Mijn moeder zei tegen mijn dochter dat ze de appels niet in het mandje moest gooien, maar zachtjes neer moest leggen, zoals mijn opa dat vroeger ook tegen mij zei. Ik ging mijn dochter fotograferen. Ik had beter in het gras kunnen gaan zitten en rustig naar haar blijven kijken. Ik maak toch maar beroerde foto’s.

Vroeger ging ik graag zonder fototoestel op vakantie, dat geeft wat kijkrust. Nu is mijn telefoon een fototoestel, en is het haast een statement om iets niet vast te leggen. Ik heb die plaatjes eigenlijk niet eens nodig. Mijn hoofd legt het al vast. Ik zette de wereld stil, toen ik mijn dochter zag appels plukken. Ze stond op haar tenen, haar armen omhoog en ze trok een tak naar zich toe om er bij te kunnen.

Haar vlechten. Als ze naar school rent met de hond. Als ze hand in hand loopt met het buurmeisje. Als ze leest. Haar veel te grote rugzak op haar rug, met knuffels die aan de rits hangen. Als ze terugkomt van fietsen met opa. Mijn hoofd maakt zoveel betere foto’s dan mijn camera. En ik weet nooit van tevoren welke beelden worden opgeslagen en welke op den duur verdwijnen.

Ergens zijn alle werkelijke filmpjes en foto’s opgeslagen, op oude computers, op in onbruik geraakte filmcamera’s. Soms zou ik willen dat al die vastgelegde beelden verdwenen, zonder spijt. Dan zijn de vlechten van nu het mooist en niet die van toen ze vier was. Dan wint het nu het altijd.

Waarom doet een filmpje van toen ze drie was eigenlijk alleen maar pijn?

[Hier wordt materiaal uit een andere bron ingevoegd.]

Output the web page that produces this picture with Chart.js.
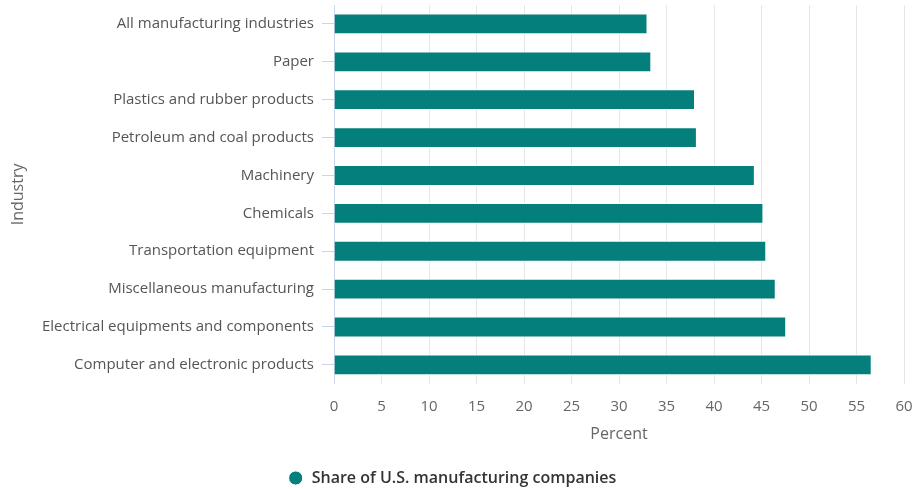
<!DOCTYPE html>
<html>
<head>
<meta charset="utf-8">
<script src="https://cdn.jsdelivr.net/npm/chart.js@4/dist/chart.umd.min.js"></script>
<style>
  html, body { margin: 0; padding: 0; background: #fff; }
  #wrap { width: 912px; height: 489px; position: relative; }
</style>
</head>
<body>
<div id="wrap"><canvas id="chart"></canvas></div>
<script>
// Share of U.S. manufacturing companies, by industry (percent)
const industries = [
  'All manufacturing industries',
  'Paper',
  'Plastics and rubber products',
  'Petroleum and coal products',
  'Machinery',
  'Chemicals',
  'Transportation equipment',
  'Miscellaneous manufacturing',
  'Electrical equipments and components',
  'Computer and electronic products',
];
const shares = [33.0, 33.4, 38.0, 38.2, 44.3, 45.2, 45.5, 46.5, 47.6, 56.6];
const seriesName = 'Share of U.S. manufacturing companies';
const xTicks = [0, 5, 10, 15, 20, 25, 30, 35, 40, 45, 50, 55, 60];

const barColor = '#047f7b';
const fontFamily = "'Open Sans', 'Noto Sans', sans-serif";

new Chart(document.getElementById('chart').getContext('2d'), {
  type: 'bar',
  data: {
    labels: industries,
    datasets: [
      {
        label: seriesName,
        data: shares,
        backgroundColor: barColor,
        borderColor: '#ffffff',
        borderWidth: 1,
        barPercentage: 0.55,
        categoryPercentage: 1,
      },
    ],
  },
  options: {
    indexAxis: 'y',
    responsive: true,
    maintainAspectRatio: false,
    animation: false,
    layout: {
      // legend sits a bit lower than chart.js would put it
      padding: { top: 5, right: 8, left: 0, bottom: -7 },
    },
    plugins: {
      tooltip: { enabled: false },
      legend: {
        position: 'bottom',
        labels: {
          usePointStyle: true,
          pointStyle: 'circle',
          boxWidth: 16,
          boxHeight: 10,
          padding: 0,
          color: '#333333',
          font: { family: fontFamily, size: 16, weight: '600' },
        },
      },
    },
    scales: {
      x: {
        type: 'linear',
        min: 0,
        max: 60,
        afterBuildTicks: function (axis) {
          axis.ticks = xTicks.map((v) => ({ value: v }));
        },
        afterFit: function (axis) {
          axis.paddingLeft = 0;
          axis.paddingRight = 0;
        },
        grid: {
          color: '#e6e6e6',
          drawTicks: false,
        },
        border: { display: false },
        ticks: {
          padding: 14,
          color: '#666666',
          font: { family: fontFamily, size: 15 },
        },
        title: {
          display: true,
          text: 'Percent',
          color: '#666666',
          font: { family: fontFamily, size: 16 },
          padding: { top: -5, bottom: 26 },
        },
      },
      y: {
        type: 'category',
        afterFit: function (axis) {
          axis.width = 334;
          axis.paddingTop = 0;
          axis.paddingBottom = 0;
        },
        grid: {
          offset: false,
          drawOnChartArea: false,
          drawTicks: true,
          tickLength: 12,
          color: '#ccd6eb',
        },
        border: { display: true, color: '#ccd6eb', width: 1 },
        ticks: {
          padding: 8,
          color: '#555555',
          font: { family: fontFamily, size: 15 },
        },
        title: {
          display: true,
          text: 'Industry',
          color: '#666666',
          font: { family: fontFamily, size: 16 },
          padding: { top: 9, bottom: 0 },
        },
      },
    },
  },
});
</script>
</body>
</html>
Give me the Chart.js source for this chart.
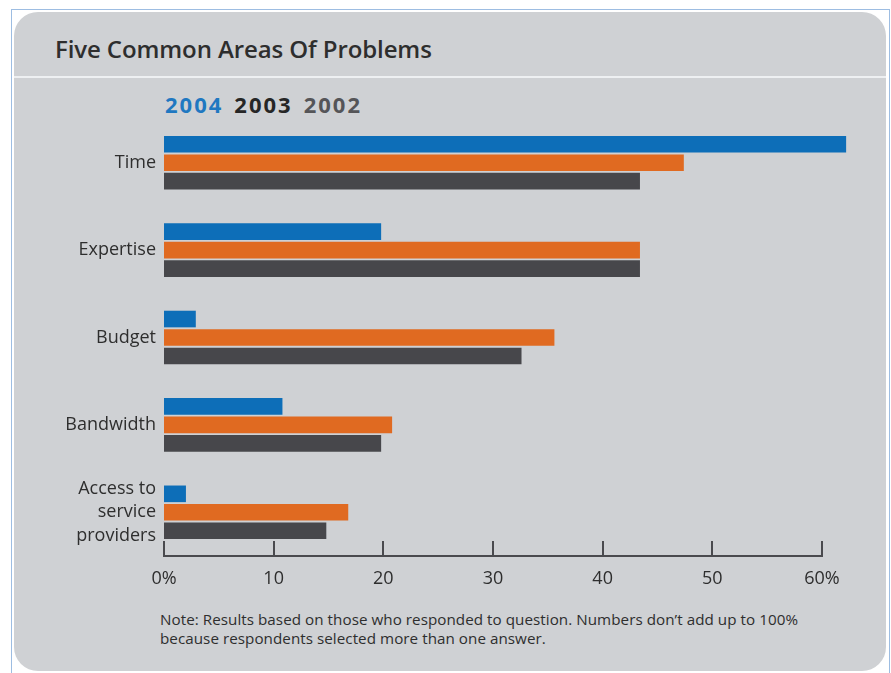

Omdat het niet nu is, omdat het voorbij is. Hoe moet je dan kijken naar de mensen die er echt niet meer zijn? Soms lukt me dat ... Dan zie ik iemand die op mijn broer lijkt, dezelfde kaaklijn, hetzelfde kapsel en dan bekijk ik zo’n jongen schaamteloos. Dat is beter te doen dan een foto van wat niet meer is.

En de hond van nu krabt net zo aan de huiskamerdeur van mijn ouders als de hond van vroeger, dertig jaar terug. Dat ik dat geluid had opgeslagen wist ik pas toen ons nieuwe hondje deze week tegen diezelfde deur stond te krabben.